__TASK GOAL__. Using the data below, return word for word every line from the one holding "Clone this chart" down to the one holding "const chartData = categories.map((c, i)". Leave pictures out.
....................
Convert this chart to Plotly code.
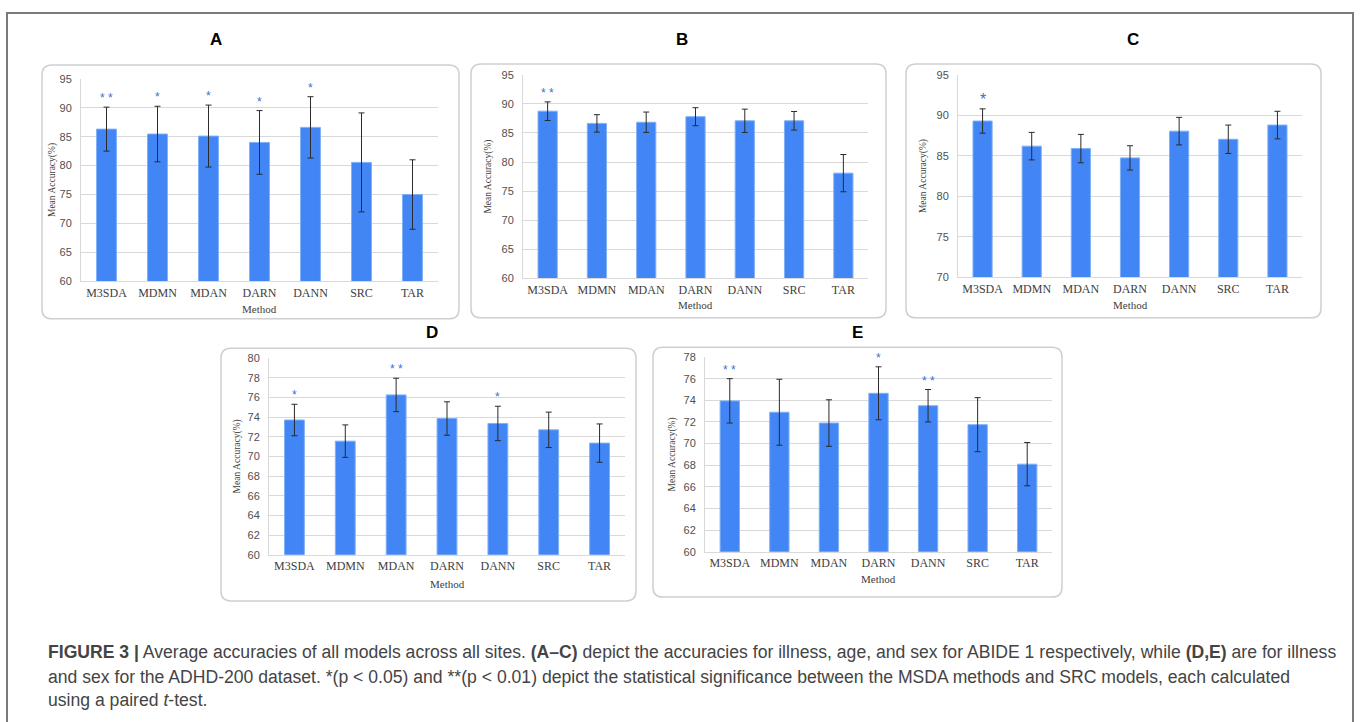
import plotly.graph_objects as go

W, H = 1360, 722

methods = ["M3SDA", "MDMN", "MDAN", "DARN", "DANN", "SRC", "TAR"]

A_mean = [86.3, 85.45, 85.1, 84.0, 86.6, 80.55, 75.0]
A_err = [3.8, 4.8, 5.35, 5.5, 5.3, 8.55, 6.0]
A_sig = ["**", "*", "*", "*", "*", "", ""]

B_mean = [88.75, 86.65, 86.85, 87.8, 87.1, 87.1, 78.1]
B_err = [1.6, 1.5, 1.75, 1.55, 2.0, 1.6, 3.2]
B_sig = ["**", "", "", "", "", "", ""]

C_mean = [89.3, 86.2, 85.9, 84.75, 88.05, 87.05, 88.8]
C_err = [1.5, 1.7, 1.75, 1.5, 1.7, 1.75, 1.7]
C_sig = ["*", "", "", "", "", "", ""]

D_mean = [73.7, 71.55, 76.25, 73.85, 73.35, 72.7, 71.35]
D_err = [1.6, 1.65, 1.7, 1.7, 1.75, 1.8, 1.95]
D_sig = ["*", "", "**", "", "*", "", ""]

E_mean = [73.95, 72.9, 71.9, 74.65, 73.5, 71.75, 68.1]
E_err = [2.05, 3.05, 2.15, 2.45, 1.5, 2.5, 2.0]
E_sig = ["**", "", "", "*", "**", "", ""]

panel_labels = ["A", "B", "C", "D", "E"]
y_ranges = [(60, 95, 5), (60, 95, 5), (70, 95, 5), (60, 80, 2), (60, 78, 2)]

# pixel layout: plot area (x0, x1, y_top, y_bottom), box (x0, x1, y0, y1), title pos
plot_px = [
    (81, 438, 74, 280),
    (523, 868, 70, 277),
    (958, 1302, 70, 276),
    (269, 625, 358, 558),
    (705, 1052, 357, 555),
]
box_px = [
    (42, 459, 60, 318),
    (471, 886, 59, 317),
    (906, 1321, 59, 317),
    (221, 636, 348, 605),
    (653, 1062, 347, 601),
]
title_px = [(216, 34), (682, 34), (1133, 34), (432, 332), (857, 332)]
ytitle_x = [52, 489, 923, 237, 672]
method_dy = [28, 27, 28, 30, 28]

means = [A_mean, B_mean, C_mean, D_mean, E_mean]
errs = [A_err, B_err, C_err, D_err, E_err]
sigs = [A_sig, B_sig, C_sig, D_sig, E_sig]

BAR = "#4285F4"
STAR = "#3B6FD6"
GRID = "#d9d9d9"
TICK = "#404040"
SERIF = "Liberation Serif, Times New Roman, serif"
SANS = "Liberation Sans, Arial, sans-serif"


def px_x(x):
    return x / W


def px_y(y):
    return 1 - y / H


fig = go.Figure()
layout = dict(
    width=W, height=H,
    margin=dict(l=0, r=0, t=0, b=0),
    paper_bgcolor="white", plot_bgcolor="white",
    showlegend=False,
    bargap=0.61,
)
annotations = []
shapes = []

# outer frame
shapes.append(dict(type="rect", xref="paper", yref="paper",
                   x0=px_x(7), x1=px_x(1353), y0=px_y(740), y1=px_y(7),
                   line=dict(color="#7a7a7a", width=2), fillcolor="rgba(0,0,0,0)"))


def rounded_path(x0, x1, y0, y1, r):
    rx = r / W
    ry = r / H
    X0, X1 = px_x(x0), px_x(x1)
    Yt, Yb = px_y(y0), px_y(y1)
    return (f"M {X0+rx},{Yt} L {X1-rx},{Yt} Q {X1},{Yt} {X1},{Yt-ry} "
            f"L {X1},{Yb+ry} Q {X1},{Yb} {X1-rx},{Yb} "
            f"L {X0+rx},{Yb} Q {X0},{Yb} {X0},{Yb+ry} "
            f"L {X0},{Yt-ry} Q {X0},{Yt} {X0+rx},{Yt} Z")


for i in range(5):
    n = "" if i == 0 else str(i + 1)
    xa, ya = "x" + n, "y" + n
    px0, px1, pyt, pyb = plot_px[i]
    bx0, bx1, by0, by1 = box_px[i]
    lo, hi, dt = y_ranges[i]

    shapes.append(dict(type="path", xref="paper", yref="paper",
                       path=rounded_path(bx0, bx1, by0, by1, 10),
                       line=dict(color="#cfcfcf", width=1.5)))

    fig.add_trace(go.Bar(
        x=methods, y=means[i], xaxis=xa, yaxis=ya,
        marker=dict(color=BAR, line=dict(color="#7fb0f8", width=1)),
        error_y=dict(type="data", array=errs[i], visible=True,
                     color="#2b2b2b", thickness=1, width=3),
    ))

    layout["xaxis" + n] = dict(
        domain=[px_x(px0), px_x(px1)], anchor=ya,
        showgrid=False, showline=True, linecolor=GRID, linewidth=1,
        ticks="", tickfont=dict(family=SERIF, size=12, color=TICK),
        fixedrange=True,
    )
    layout["yaxis" + n] = dict(
        domain=[px_y(pyb), px_y(pyt)], anchor=xa,
        range=[lo, hi], tick0=lo, dtick=dt,
        showgrid=True, gridcolor=GRID, gridwidth=1,
        showline=True, linecolor=GRID, linewidth=1,
        zeroline=False, ticks="", ticklabelstandoff=6,
        tickfont=dict(family=SANS, size=11, color="#505050"),
        fixedrange=True,
    )

    tx, ty = title_px[i]
    annotations.append(dict(xref="paper", yref="paper", x=px_x(tx), y=px_y(ty),
                            text="<b>" + panel_labels[i] + "</b>", showarrow=False,
                            xanchor="center", yanchor="middle",
                            font=dict(family=SANS, size=17, color="#000")))
    annotations.append(dict(xref="paper", yref="paper",
                            x=px_x((px0 + px1) / 2), y=px_y(pyb + method_dy[i]),
                            text="Method", showarrow=False,
                            xanchor="center", yanchor="middle",
                            font=dict(family=SERIF, size=11, color=TICK)))
    annotations.append(dict(xref="paper", yref="paper",
                            x=px_x(ytitle_x[i]), y=px_y((pyt + pyb) / 2),
                            text="Mean Accuracy(%)", showarrow=False, textangle=-90,
                            xanchor="center", yanchor="middle",
                            font=dict(family=SERIF, size=9.5, color=TICK)))
    for m, v, e, s in zip(methods, means[i], errs[i], sigs[i]):
        if not s:
            continue
        txt = "* *" if s == "**" else "*"
        size = 16 if i == 2 else 12
        annotations.append(dict(xref=xa, yref=ya, x=m, y=v + e,
                                text=txt, showarrow=False,
                                xanchor="center", yanchor="middle", yshift=9,
                                font=dict(family=SANS, size=size, color=STAR)))

cap_lines = [
    "<b>FIGURE 3 |</b> Average accuracies of all models across all sites. <b>(A–C)</b> depict the accuracies for illness, age, and sex for ABIDE 1 respectively, while <b>(D,E)</b> are for illness",
    "and sex for the ADHD-200 dataset. *(p &lt; 0.05) and **(p &lt; 0.01) depict the statistical significance between the MSDA methods and SRC models, each calculated",
    "using a paired <i>t</i>-test.",
]
cap_y = [657, 682, 706]
for t, y in zip(cap_lines, cap_y):
    annotations.append(dict(xref="paper", yref="paper", x=px_x(46), y=px_y(y),
                            text=t, showarrow=False, xanchor="left", yanchor="middle",
                            align="left",
                            font=dict(family=SANS, size=17.6, color="#444444")))

layout["annotations"] = annotations
layout["shapes"] = shapes
fig.update_layout(**layout)
fig.write_html("out.html",
               config={"displayModeBar": False},
               post_script="document.body.style.margin='0px';document.body.style.overflow='hidden';")
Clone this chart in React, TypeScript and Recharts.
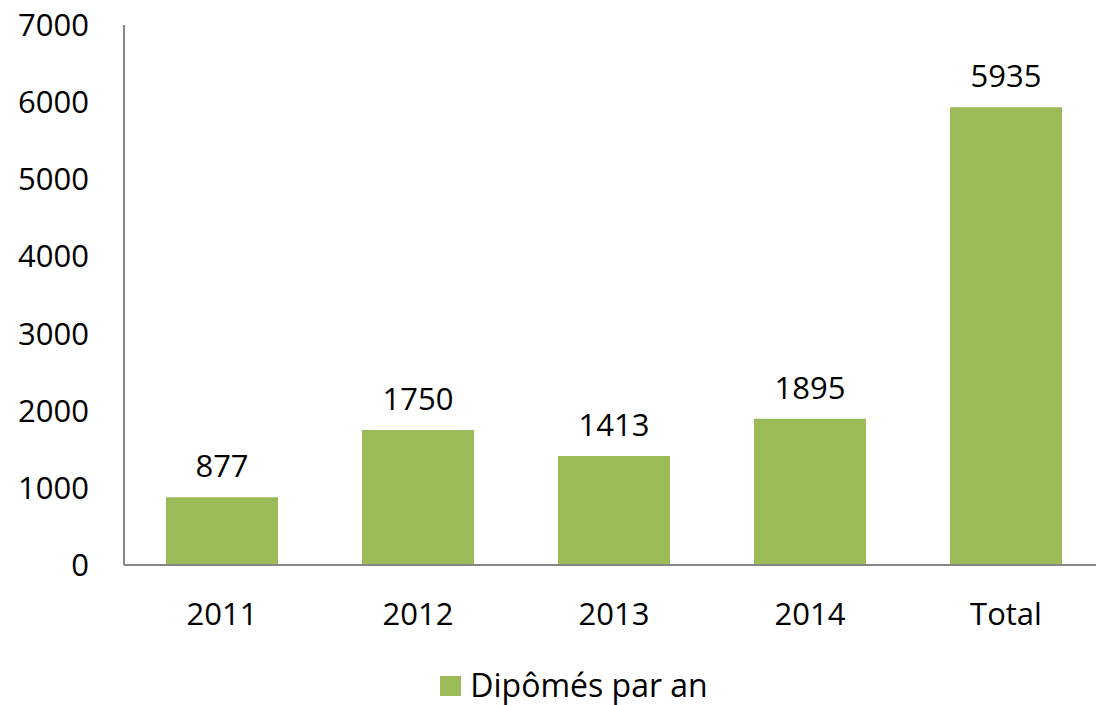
import React from 'react';
import { BarChart, Bar, XAxis, YAxis, Legend, LabelList } from 'recharts';

const categories = ['2011', '2012', '2013', '2014', 'Total'];
const graduates = [877, 1750, 1413, 1895, 5935];
const yTicks = [0, 1000, 2000, 3000, 4000, 5000, 6000, 7000];

const seriesName = 'Dipômés par an';
const barColor = '#9BBB59';
const axisColor = '#868686';
const fontFamily = '"Open Sans", sans-serif';

const chartData = categories.map((c, i) => ({ category: c, value: graduates[i] }));

const LegendContent = () => (
  <div
    style={{
      display: 'flex',
      alignItems: 'center',
      justifyContent: 'center',
      boxSizing: 'border-box',
      height: 40,
      lineHeight: '40px',
      paddingLeft: 44,
      fontFamily,
      fontSize: 32,
      color: '#000',
    }}
  >
    <span style={{ width: 21, height: 20, background: barColor, marginRight: 9, marginTop: 2, display: 'inline-block' }} />
    <span>{seriesName}</span>
  </div>
);

export default function App() {
  return (
    <div style={{ position: 'absolute', left: 0, top: 0, width: 1096, height: 705, overflow: 'hidden', background: '#fff' }}>
      <BarChart
        width={1110}
        height={705}
        data={chartData}
        margin={{ top: 25, right: 6, left: 0, bottom: 0 }}
        style={{ fontFamily }}
      >
        <XAxis
          dataKey="category"
          stroke={axisColor}
          strokeWidth={2}
          tickLine={false}
          tickSize={0}
          tickMargin={38}
          height={100}
          tick={{ fill: '#000', fontSize: 31 }}
        />
        <YAxis
          domain={[0, 7000]}
          ticks={yTicks}
          interval={0}
          width={124}
          stroke={axisColor}
          strokeWidth={2}
          tickLine={false}
          tickSize={0}
          tickMargin={35}
          tick={{ fill: '#000', fontSize: 31 }}
        />
        <Legend verticalAlign="bottom" height={40} content={<LegendContent />} />
        <Bar dataKey="value" name={seriesName} fill={barColor} barSize={112} isAnimationActive={false}>
          <LabelList dataKey="value" position="top" offset={20} fill="#000" fontSize={31} />
        </Bar>
      </BarChart>
    </div>
  );
}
....................
__TASK RESULT__.
Clone this chart in React, TypeScript and Recharts.
import React from 'react';
import { BarChart, Bar, XAxis, YAxis, Legend, LabelList } from 'recharts';

const categories = ['2011', '2012', '2013', '2014', 'Total'];
const graduates = [877, 1750, 1413, 1895, 5935];
const yTicks = [0, 1000, 2000, 3000, 4000, 5000, 6000, 7000];

const seriesName = 'Dipômés par an';
const barColor = '#9BBB59';
const axisColor = '#868686';
const fontFamily = '"Open Sans", sans-serif';

const chartData = categories.map((c, i) => ({ category: c, value: graduates[i] }));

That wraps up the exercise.